The money, however, was not held but instead taken by the conspirators, and no client ever received a promised loan, said the grand jury.

“As a result of this scheme to defraud, the defendants and their co-conspirators obtained at least $6,478,795 in funds to which they were not entitled,” alleges the indictment.

One client, identified only as “Client 1,” was a church in Williamsburg. In December 2016, a bishop of the church deposited $90,000 in escrow hoping for a $900,000 credit line. The bishop was assured by an employee that the $90,000 would be protected by an insurance policy.

When the church had not received its line of credit by June 2017, the bishop demanded the $90,000 back. The bishop received the $90,000, but it was money obtained by the conspirators from other victims, according to the indictment.

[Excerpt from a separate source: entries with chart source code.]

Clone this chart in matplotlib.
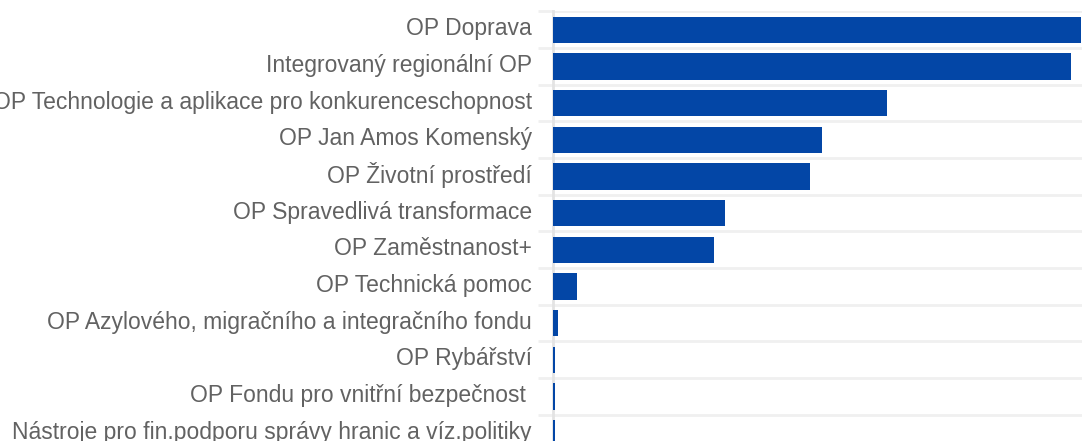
import numpy as np
import matplotlib
matplotlib.use('Agg')
import matplotlib.pyplot as plt
import matplotlib.transforms as mtransforms

# Programme names (top to bottom) and allocations
programmes = [
    'OP Doprava',
    'Integrovaný regionální OP',
    'OP Technologie a aplikace pro konkurenceschopnost',
    'OP Jan Amos Komenský',
    'OP Životní prostředí',
    'OP Spravedlivá transformace',
    'OP Zaměstnanost+',
    'OP Technická pomoc',
    'OP Azylového, migračního a integračního fondu',
    'OP Rybářství',
    'OP Fondu pro vnitřní bezpečnost ',
    'Nástroje pro fin.podporu správy hranic a víz.politiky',
]
allocation = [132.1, 129.6, 83.5, 67.4, 64.4, 43.1, 40.4, 6.1, 1.25, 0.5, 0.5, 0.5]

plt.rcParams['font.family'] = ['Liberation Sans', 'DejaVu Sans']

W, H = 1082, 441
fig = plt.figure(figsize=(W / 100, H / 100), dpi=100)
ax = fig.add_axes([552.5 / W, 1 - 451.4 / H, 1 - 552.5 / W, 440 / H])

pos = np.arange(len(programmes))
ax.barh(pos, allocation, height=0.72, color='#0346a6', zorder=3)

ax.set_ylim(len(programmes) - 0.5, -0.5)
ax.set_xlim(0, max(allocation) * (W - 552.5) / (1081 - 552.5))

ax.set_yticks(pos)
ax.set_yticklabels(programmes, fontsize=16.5, color='#626262')
ax.set_yticks(np.arange(len(programmes) + 1) - 0.5, minor=True)
ax.tick_params(axis='y', which='major', length=0, pad=14.8)
ax.tick_params(axis='y', which='minor', length=11, width=2, color='#f0f0f0')
ax.grid(which='minor', axis='y', color='#f0f0f0', lw=2, zorder=1)
ax.set_xticks([])

# labels sit a little above the bar centres
shift = mtransforms.ScaledTranslation(0, 3.5 / 100, fig.dpi_scale_trans)
for lbl in ax.get_yticklabels():
    lbl.set_transform(lbl.get_transform() + shift)

for s in ['top', 'right', 'bottom']:
    ax.spines[s].set_visible(False)
ax.spines['left'].set_color('#e3e3e3')
ax.spines['left'].set_linewidth(2)
ax.spines['left'].set_zorder(2)

plt.savefig('out.png', dpi=100)
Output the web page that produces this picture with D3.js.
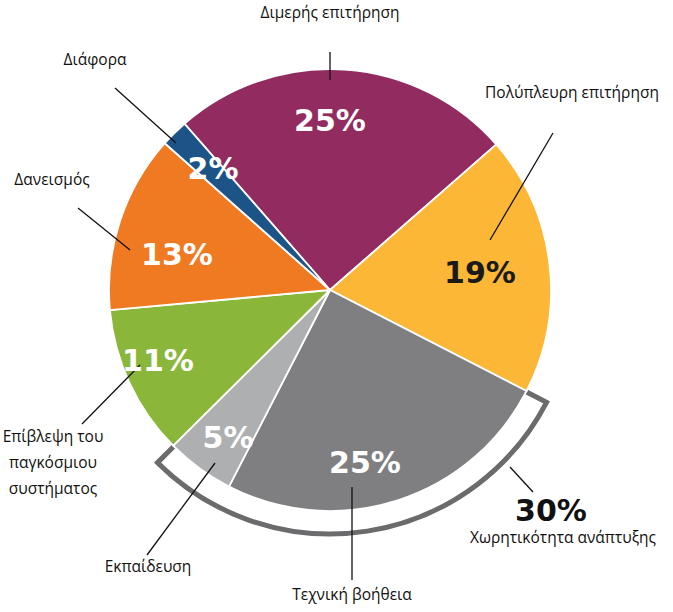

Two others alleged victims — an unidentified Chesterfield County construction business and another church — were not so fortunate. In May 2017, the business paid an advance fee of $100,000 for a $1 million credit line and entered into a similar arrangement with the conspirators for an unidentified church that paid $150,000 for a $1.5 million credit line.

Those funds were used to refund the deposits of other frustrated clients and for C&D Corporate Services and Creative Capital Partners to cover payroll and other expenses.

As of the date of the indictment, neither the construction business nor the church got its deposits back or the promised loans, alleges the indictment.